__DO THIS__
All of the data that follows should be retyped exactly, please, except the pictures.

__PROVIDED MATERIAL__
::::

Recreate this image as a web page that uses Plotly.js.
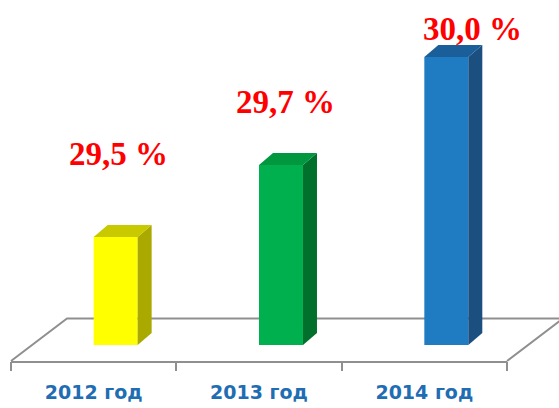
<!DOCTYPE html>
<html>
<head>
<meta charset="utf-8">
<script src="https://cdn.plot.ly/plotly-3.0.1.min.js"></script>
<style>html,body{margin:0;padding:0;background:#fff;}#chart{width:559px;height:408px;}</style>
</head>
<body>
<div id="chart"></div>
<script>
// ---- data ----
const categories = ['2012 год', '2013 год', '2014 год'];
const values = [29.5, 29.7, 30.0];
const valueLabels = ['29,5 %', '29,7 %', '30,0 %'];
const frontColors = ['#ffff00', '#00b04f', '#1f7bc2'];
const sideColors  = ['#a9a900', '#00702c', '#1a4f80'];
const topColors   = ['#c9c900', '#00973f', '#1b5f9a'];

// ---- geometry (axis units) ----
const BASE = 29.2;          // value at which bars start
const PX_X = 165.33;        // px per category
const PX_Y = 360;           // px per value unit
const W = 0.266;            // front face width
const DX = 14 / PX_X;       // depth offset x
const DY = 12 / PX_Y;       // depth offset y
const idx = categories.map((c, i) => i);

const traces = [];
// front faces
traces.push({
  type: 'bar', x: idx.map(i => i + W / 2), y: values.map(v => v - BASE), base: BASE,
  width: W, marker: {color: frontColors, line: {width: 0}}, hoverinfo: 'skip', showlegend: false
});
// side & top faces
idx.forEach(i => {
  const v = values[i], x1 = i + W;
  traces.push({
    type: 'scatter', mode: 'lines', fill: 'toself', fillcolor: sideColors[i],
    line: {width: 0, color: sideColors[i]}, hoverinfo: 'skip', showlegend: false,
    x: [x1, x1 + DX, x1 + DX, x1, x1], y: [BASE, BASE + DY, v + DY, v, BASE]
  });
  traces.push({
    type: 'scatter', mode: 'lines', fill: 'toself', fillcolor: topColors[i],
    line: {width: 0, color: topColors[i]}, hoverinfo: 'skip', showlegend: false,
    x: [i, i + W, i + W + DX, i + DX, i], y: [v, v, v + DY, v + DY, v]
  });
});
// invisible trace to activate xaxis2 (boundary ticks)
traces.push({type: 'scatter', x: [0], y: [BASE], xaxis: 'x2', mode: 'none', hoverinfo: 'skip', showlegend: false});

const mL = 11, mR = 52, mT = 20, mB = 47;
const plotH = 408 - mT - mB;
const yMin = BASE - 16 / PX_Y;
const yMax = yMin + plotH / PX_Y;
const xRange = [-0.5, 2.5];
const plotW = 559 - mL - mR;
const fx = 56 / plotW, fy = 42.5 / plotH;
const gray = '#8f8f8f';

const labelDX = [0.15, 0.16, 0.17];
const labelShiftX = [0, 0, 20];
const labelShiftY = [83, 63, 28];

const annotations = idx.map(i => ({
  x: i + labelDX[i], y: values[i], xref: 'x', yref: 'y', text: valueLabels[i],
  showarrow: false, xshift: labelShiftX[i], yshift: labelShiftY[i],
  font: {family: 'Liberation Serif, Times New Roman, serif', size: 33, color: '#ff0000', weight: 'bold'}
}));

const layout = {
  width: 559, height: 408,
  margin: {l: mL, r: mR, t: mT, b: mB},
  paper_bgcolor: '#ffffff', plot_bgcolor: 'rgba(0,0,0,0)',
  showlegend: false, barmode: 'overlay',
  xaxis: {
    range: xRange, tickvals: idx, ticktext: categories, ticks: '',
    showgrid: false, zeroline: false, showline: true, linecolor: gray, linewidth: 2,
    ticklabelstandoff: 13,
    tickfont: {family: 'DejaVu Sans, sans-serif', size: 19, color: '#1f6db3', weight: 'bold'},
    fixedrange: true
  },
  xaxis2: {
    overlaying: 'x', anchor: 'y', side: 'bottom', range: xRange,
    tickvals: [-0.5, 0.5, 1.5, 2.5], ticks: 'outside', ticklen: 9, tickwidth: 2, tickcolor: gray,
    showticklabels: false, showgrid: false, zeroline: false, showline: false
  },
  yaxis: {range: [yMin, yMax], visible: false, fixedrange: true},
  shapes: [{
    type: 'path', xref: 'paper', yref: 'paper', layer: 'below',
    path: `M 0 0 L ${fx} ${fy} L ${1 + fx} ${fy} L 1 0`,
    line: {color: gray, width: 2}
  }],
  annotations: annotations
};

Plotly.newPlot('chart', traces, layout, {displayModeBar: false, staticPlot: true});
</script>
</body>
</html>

::::

__RESPONSE__
Recreate this image as a web page that uses Plotly.js.
<!DOCTYPE html>
<html>
<head>
<meta charset="utf-8">
<script src="https://cdn.plot.ly/plotly-3.0.1.min.js"></script>
<style>html,body{margin:0;padding:0;background:#fff;}#chart{width:559px;height:408px;}</style>
</head>
<body>
<div id="chart"></div>
<script>
// ---- data ----
const categories = ['2012 год', '2013 год', '2014 год'];
const values = [29.5, 29.7, 30.0];
const valueLabels = ['29,5 %', '29,7 %', '30,0 %'];
const frontColors = ['#ffff00', '#00b04f', '#1f7bc2'];
const sideColors  = ['#a9a900', '#00702c', '#1a4f80'];
const topColors   = ['#c9c900', '#00973f', '#1b5f9a'];

// ---- geometry (axis units) ----
const BASE = 29.2;          // value at which bars start
const PX_X = 165.33;        // px per category
const PX_Y = 360;           // px per value unit
const W = 0.266;            // front face width
const DX = 14 / PX_X;       // depth offset x
const DY = 12 / PX_Y;       // depth offset y
const idx = categories.map((c, i) => i);

const traces = [];
// front faces
traces.push({
  type: 'bar', x: idx.map(i => i + W / 2), y: values.map(v => v - BASE), base: BASE,
  width: W, marker: {color: frontColors, line: {width: 0}}, hoverinfo: 'skip', showlegend: false
});
// side & top faces
idx.forEach(i => {
  const v = values[i], x1 = i + W;
  traces.push({
    type: 'scatter', mode: 'lines', fill: 'toself', fillcolor: sideColors[i],
    line: {width: 0, color: sideColors[i]}, hoverinfo: 'skip', showlegend: false,
    x: [x1, x1 + DX, x1 + DX, x1, x1], y: [BASE, BASE + DY, v + DY, v, BASE]
  });
  traces.push({
    type: 'scatter', mode: 'lines', fill: 'toself', fillcolor: topColors[i],
    line: {width: 0, color: topColors[i]}, hoverinfo: 'skip', showlegend: false,
    x: [i, i + W, i + W + DX, i + DX, i], y: [v, v, v + DY, v + DY, v]
  });
});
// invisible trace to activate xaxis2 (boundary ticks)
traces.push({type: 'scatter', x: [0], y: [BASE], xaxis: 'x2', mode: 'none', hoverinfo: 'skip', showlegend: false});

const mL = 11, mR = 52, mT = 20, mB = 47;
const plotH = 408 - mT - mB;
const yMin = BASE - 16 / PX_Y;
const yMax = yMin + plotH / PX_Y;
const xRange = [-0.5, 2.5];
const plotW = 559 - mL - mR;
const fx = 56 / plotW, fy = 42.5 / plotH;
const gray = '#8f8f8f';

const labelDX = [0.15, 0.16, 0.17];
const labelShiftX = [0, 0, 20];
const labelShiftY = [83, 63, 28];

const annotations = idx.map(i => ({
  x: i + labelDX[i], y: values[i], xref: 'x', yref: 'y', text: valueLabels[i],
  showarrow: false, xshift: labelShiftX[i], yshift: labelShiftY[i],
  font: {family: 'Liberation Serif, Times New Roman, serif', size: 33, color: '#ff0000', weight: 'bold'}
}));

const layout = {
  width: 559, height: 408,
  margin: {l: mL, r: mR, t: mT, b: mB},
  paper_bgcolor: '#ffffff', plot_bgcolor: 'rgba(0,0,0,0)',
  showlegend: false, barmode: 'overlay',
  xaxis: {
    range: xRange, tickvals: idx, ticktext: categories, ticks: '',
    showgrid: false, zeroline: false, showline: true, linecolor: gray, linewidth: 2,
    ticklabelstandoff: 13,
    tickfont: {family: 'DejaVu Sans, sans-serif', size: 19, color: '#1f6db3', weight: 'bold'},
    fixedrange: true
  },
  xaxis2: {
    overlaying: 'x', anchor: 'y', side: 'bottom', range: xRange,
    tickvals: [-0.5, 0.5, 1.5, 2.5], ticks: 'outside', ticklen: 9, tickwidth: 2, tickcolor: gray,
    showticklabels: false, showgrid: false, zeroline: false, showline: false
  },
  yaxis: {range: [yMin, yMax], visible: false, fixedrange: true},
  shapes: [{
    type: 'path', xref: 'paper', yref: 'paper', layer: 'below',
    path: `M 0 0 L ${fx} ${fy} L ${1 + fx} ${fy} L 1 0`,
    line: {color: gray, width: 2}
  }],
  annotations: annotations
};

Plotly.newPlot('chart', traces, layout, {displayModeBar: false, staticPlot: true});
</script>
</body>
</html>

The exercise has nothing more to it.